Gute Frau, das ist nun mal ein Zustand, aus dem man bei Breath of the Wild einfach nicht rauskommt.

Eine Weltkarte und Türme, die sie füllen? Klar, gibt es, aber es werden lediglich Topographie und Ortsnamen ausgefüllt. Marker oder Symbole, die den Spieler steuern? Vorhanden. Aber nur der Zielpunkt am Ende einer Quest wird definiert, den Weg dort hin und selbst Etappenziele müsst ihr in aller Regel selbst entdecken. Ach, und wenn ihr schon dabei seid, klettert doch auf einen Gipfel und markiert mit dem Fernglas selbst Punkte von Interesse mit Stempeln oder Lichtsäulen auf eurer Map. Das Spiel wird den Teufel tun, euch das Ausfüllen seiner Karte abzunehmen und wird noch größer, mysteriöser und einladender dadurch. Ausgerechnet Nintendo, das den Spieler in den Eröffnungen der letzten beiden Wii-Zeldas so dermaßen ausufernd bemutterte, dass man fast aufhören wollte, bevor es überhaupt wirklich losging, schubst den Spieler in das kalte Wasser einer Welt unfassbarer Größe und grenzenloser Möglichkeiten.

Erstmal drin, stellt man schnell fest, dass auch die sich nicht von selbst bezwingt. Anders als gängige offene Welten denkt sie nicht in großen Konzepten wie "Deckungssystem", "Stealth", "Kampf" und "Crafting". Es gibt vergleichbare tragende Säulen in Zelda, aber das Spielerische fängt schon kleiner an, bei einer hylianischen Version der Naturgesetze. Hitze, Kälte und ihre Extreme: Feuer, das Holz verbrennt, und Eis, das Wasser gefriert. Wind, der einen durch die Gegend pustet, Elektrizität, die sich bei Unwettern als Blitz an Metallen entlädt. Dass Link interessante Werkzeuge erhält, die diese Regeln teilweise aussetzen, beugen oder mit ihnen interagieren, Ehrensache. Seit Metal Gear Solid 5 habe ich nicht mehr mit so großer Freude mit der spleenigen, aber auf ihre Weise schlüssigen Logik eines Spiels experimentiert und mich an den vielfältigen und oft unvorhergesehenen Resultaten erfreut.
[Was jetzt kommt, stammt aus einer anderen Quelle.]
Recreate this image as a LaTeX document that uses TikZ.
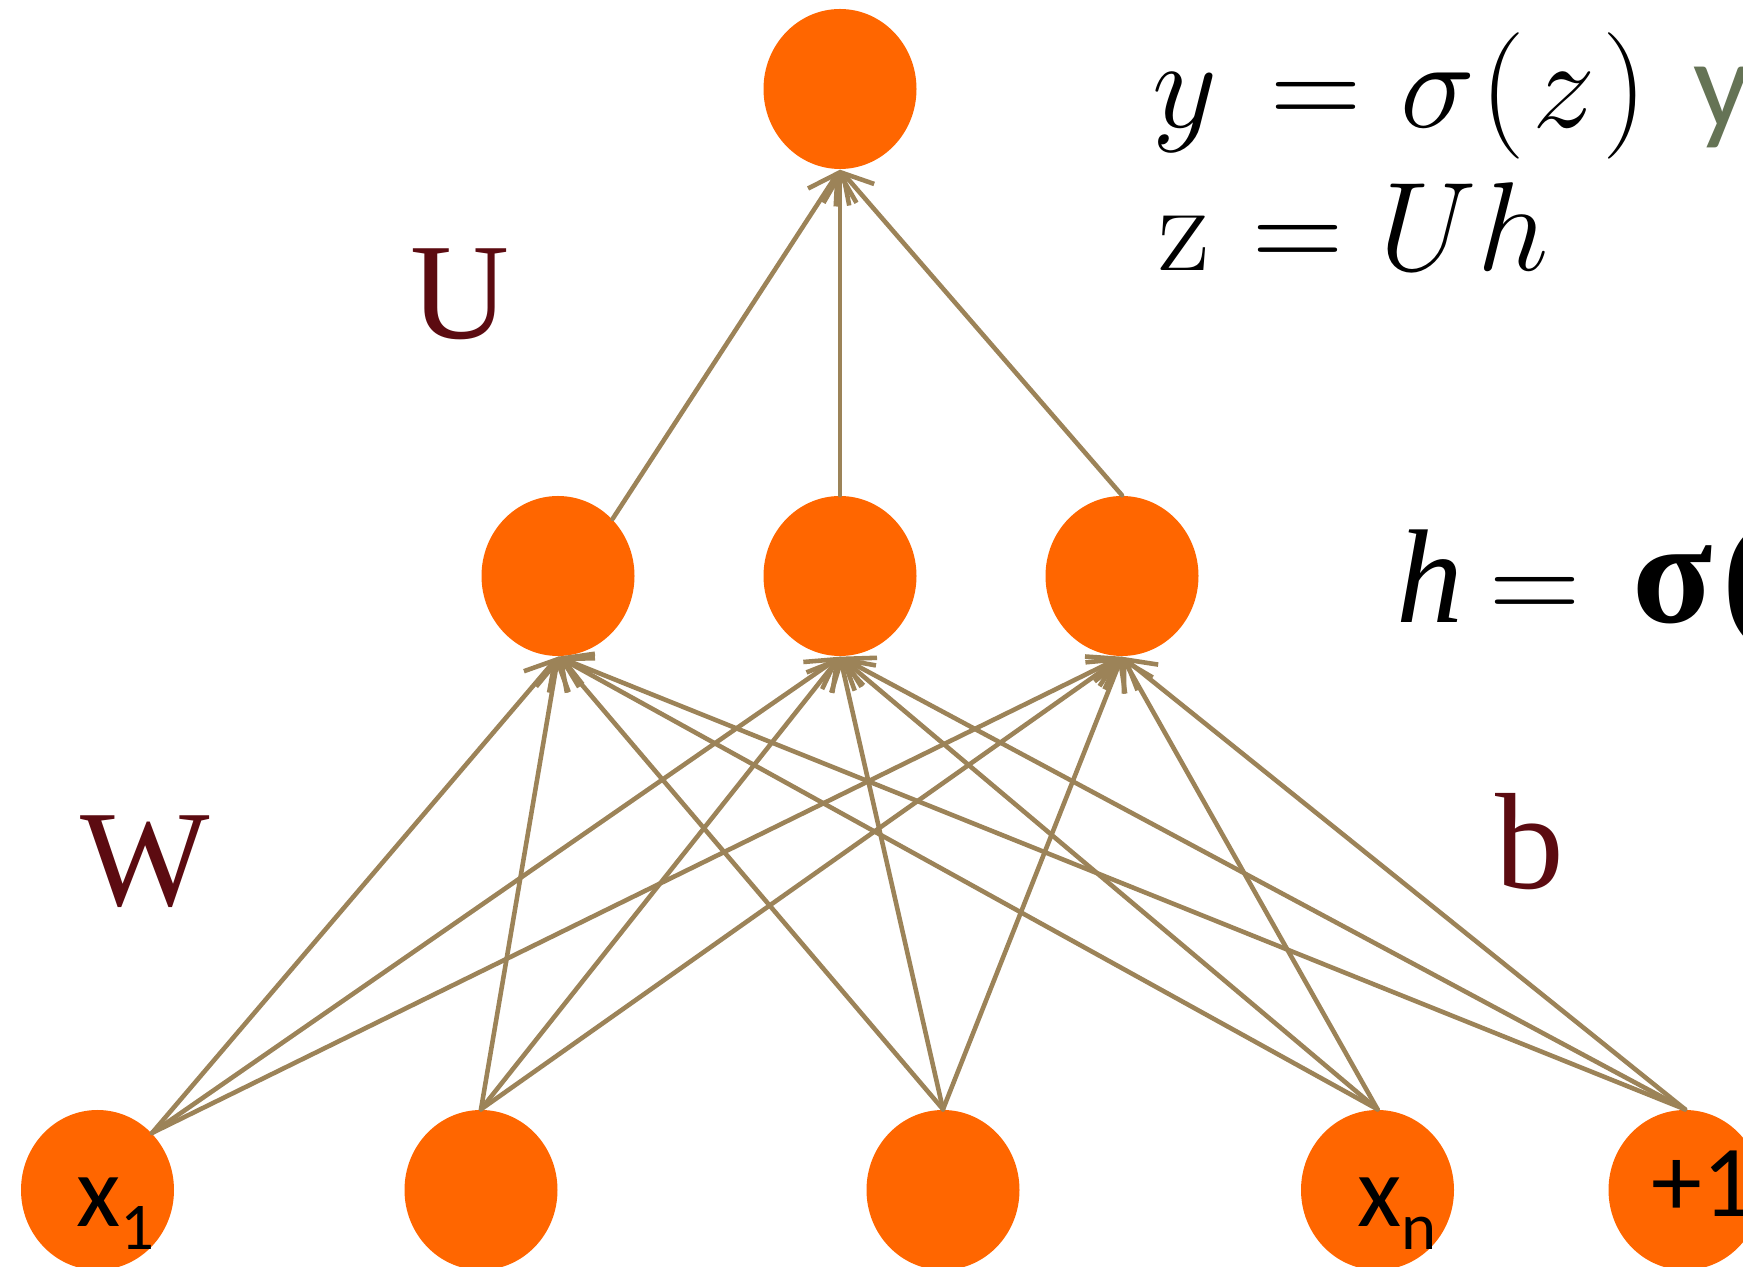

An einem Stein, der fast zufällig einen Abhang runterrollt und einen Gegner erschlägt, an einem Pfeil, den ich durch eine Fackel schoss und dadurch den Feind dahinter in Brand setzte, der stählerne Hammer, den ich während eines Gewitters inmitten meiner schlafenden Feinde fallenließ, um den Blitz herauszufordern, meinen Job für mich zu machen...

'Destroy Ganon' verlangt gleich die erste echte Quest von euch. Was für ein Teufeslkerl von einem Spiel.

Und es geht noch weiter: Wer sagt eigentlich, dass ein Berg in einem Videospiel immer eine unüberwindbare Wand sein muss? Jeder Baum, jeder Fels und jeder Steilhang in Breath of the Wild ist erklimmbar, so weit eure Ausdauer reicht. "Komme ich da hoch?" und "Was ist wohl dahinter?" sind Fragen, auf die dieses Spiel lustige Begegnungen, hübsche Panoramen und interessante spielerische Belohnungen erwidert. Ein Berg ist nicht länger, wo die Spielwelt aufhört, sondern eine Herausforderung in sich, die sich anzunehmen lohnt. Wenn man nach langer Klettertour unter Zuhilfenahme stärkender Ausdauertränke und adleräugig erspähter Ruhepunkte auf dem vermeintlichen Gipfel ankommt, nur um sich dann zur wirklichen Spitze weiter hochzukämpfen, fühlt man sich richtiggehend am Ende seiner Kräfte. Wie ein Abenteurer nach einem langen Tag. Und wenn oben tatsächlich ein Schrein, eine Truhe, ein aufschlussreicher Blick auf die unergründete Region dahinter oder immerhin ein zauberhafter Gleitflug ins Tal wartet, fühlt sich dieses in Schönheit gestorbene Hyrule lebendiger, anfassbarer und - ja - abenteuerlicher an, als jede andere Spielwelt in den vergangenen Jahren.

Es war keine Kartenmarkierung, die euch hier hochgetrieben hat, es war eure eigene Neugierde auf das, was oben - und dahinter - auf euch wartete. Was könnte Freiheit und Abenteuer glänzender auf den Punkt bringen als das?